Terjuman has had solo shows in Madrid (Spain) at the Casa Árabe, Paris (France) at the Institut du Monde Arabe, London with Arts Cabinet Research, Lisbon (Portugal), Dubai (UAE), Tunis (Tunisia) and extensively in Morocco; whilst participating in international group exhibitions in more European cities and being represented in contemporary art fairs, including the 1:54 Contemporary African Art Fair in Marrakesh.
A big highlight of her career is being part of the current touring exhibition organised by the Aga Khan Museum in collaboration with the Italian Imago Mundi, which addresses the subject of identity for migrant art practitioners and cross-cultural artistic realities. Bringing the works of 15 artists whose backgrounds involve 25 different countries, it is a travelling project that started in Italy and will continue by visiting Canada, the United States, Europe and the MENA region.
Terjuman has provided an artist statement: “The history of my practice is overwhelmingly informed by my status as hybrid migrant, a condition associated to second generation migrants. The transient nature of my evolution as a person and as an artist opened up fascinating ways of playing with representation in art. My father as a first generation migrant used to tell us that we had no safety net and the integration in another country was necessary. However, I chose to refuse the concept and the practice of assimilation and instead, I cherished the status of hybridity which to me, offers a rich mix of backgrounds, voices, and belongings.

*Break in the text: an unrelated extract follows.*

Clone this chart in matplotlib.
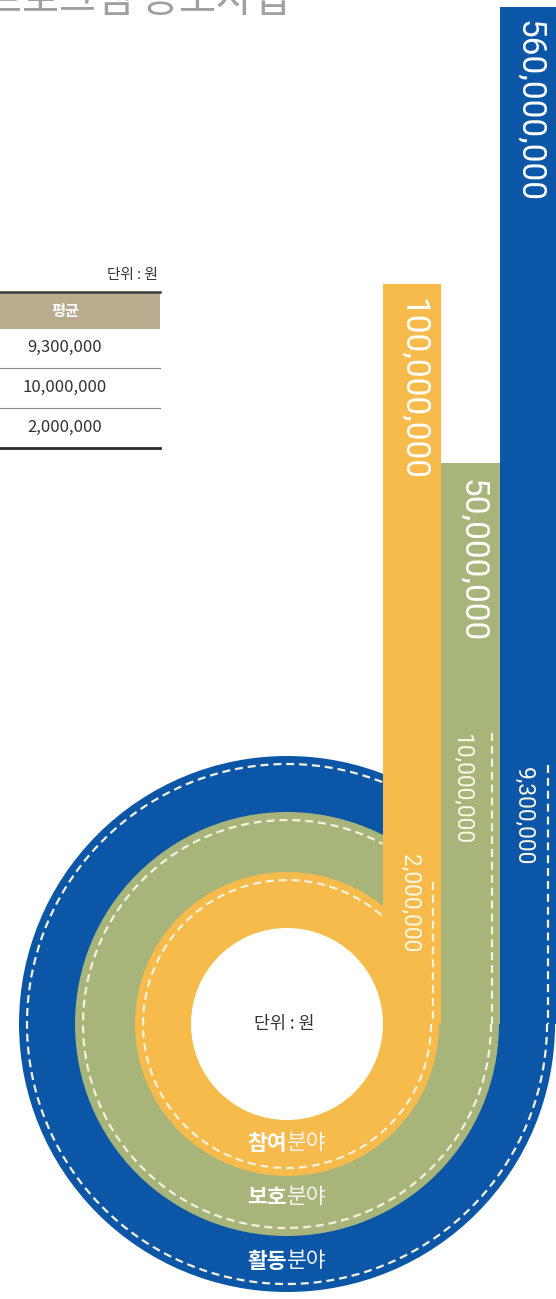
import matplotlib.pyplot as plt
from matplotlib.patches import Rectangle, Circle, Arc

# data
fields = ['활동분야', '보호분야', '참여분야']
max_vals = [560000000, 50000000, 100000000]
avg_vals = [9300000, 10000000, 2000000]
title = '프로그램 공모사업'
unit = '단위 : 원'
col_head = '평균'

colors = ['#0b56a6', '#a8b57a', '#f6bb4b']
dash_col = '#f4f1dc'
KR = ['Noto Sans CJK KR', 'DejaVu Sans']
NUM = ['Roboto', 'DejaVu Sans']

# layout (pixels)
W, H = 556, 1299
CX, CY = 287, 1024
r_hole = 96
r_out = [268, 212, 152]
bar_x = [(500, 556), (441, 500), (383, 441)]
bar_top = [7, 463, 284]
dash_top = [765, 733, 882]
arc_end = [292, 298, 312]
big_lab_y = [111, 561, 389]
small_lab_x = [523, 462, 410]
small_lab_y = [816, 789, 903]
field_y = [1261, 1197, 1143]

fig = plt.figure(figsize=(W / 100, H / 100), dpi=100)
ax = fig.add_axes([0, 0, 1, 1])
ax.set_xlim(0, W)
ax.set_ylim(H, 0)
ax.axis('off')

for i in range(3):
    c = colors[i]
    ax.add_patch(Circle((CX, CY), r_out[i], color=c, lw=0))
    x0, x1 = bar_x[i]
    ax.add_patch(Rectangle((x0, bar_top[i]), x1 - x0, CY - bar_top[i], color=c, lw=0))
    rd = r_out[i] - 8
    ax.add_patch(Arc((CX, CY), 2 * rd, 2 * rd, theta1=0, theta2=arc_end[i],
                     color=dash_col, lw=1.6, linestyle=(0, (3.6, 2.2))))
    ax.plot([x1 - 8, x1 - 8], [dash_top[i], CY], color=dash_col, lw=1.6,
            linestyle=(0, (3.6, 2.2)))
    # value labels
    ax.text((x0 + x1) / 2 + 1, big_lab_y[i], f'{max_vals[i]:,}', rotation=-90,
            ha='center', va='center', color='white', fontsize=24, family=NUM)
    ax.text(small_lab_x[i], small_lab_y[i], f'{avg_vals[i]:,}', rotation=-90,
            ha='center', va='center', color='#fbf8e6', fontsize=16.5, family=NUM)

ax.add_patch(Circle((CX, CY), r_hole, color='white', lw=0))
ax.text(CX - 3, CY, unit, ha='center', va='center', fontsize=12.5, color='#333333', family=KR)

for i in range(3):
    name = fields[i]
    ax.text(CX, field_y[i], name[:2], ha='right', va='center', fontsize=15.5,
            color='white', family=KR, fontweight='bold')
    ax.text(CX, field_y[i], name[2:], ha='left', va='center', fontsize=15.5,
            color='#f4f4f4', family=KR)

# title (cut off at top, as in the source)
ax.text(290, 12, title, ha='right', va='baseline', fontsize=29, color='#a0a0a0', family=KR)

# table (partly off canvas)
ax.text(158, 275, unit, ha='right', va='center', fontsize=10.5, color='#333333', family=KR)
ax.add_patch(Rectangle((0, 292), 160, 37, color='#b9ab8d', lw=0))
ax.plot([0, 160], [292, 292], color='#3a3a3a', lw=1.8)
ax.text(65, 311, col_head, ha='center', va='center', fontsize=11, color='white',
        family=KR, fontweight='bold')
row_y = [347, 387, 427]
for i in range(3):
    ax.text(65, row_y[i], f'{avg_vals[i]:,}', ha='center', va='center', fontsize=12,
            color='#333333', family=KR)
for y in [368, 408]:
    ax.plot([0, 160], [y, y], color='#8a8a8a', lw=0.8)
ax.plot([0, 160], [448, 448], color='#2a2a2a', lw=2)

fig.savefig('out.png', dpi=100)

“Even though I will eternally feel foreign and possibly always displaced, I have earned through my experience an incredible strength which comes from the power of mobility, and the sense of freedom brought to me through the multitude of roots, languages and cultures I have grown up with. It is precisely in this fine space between the ideal that a new life in a new place can offer, mixed with the regret of loss and nostalgia that is carried through the process of migration, that I have chosen to situate my practice and through which I work to represented feelings of floating freedom, but also of fear and insecurity.
“My sculptures and paintings are little familiar objects that weave stories. These small objects act as bearers of hope and bridges making the link between cultures. An empty chair symbolises what we left behind and keeps us connected to our roots. A lonely boat, is a bearer of hope. A floating bridge invites us to build connections and empathy towards the unknown.”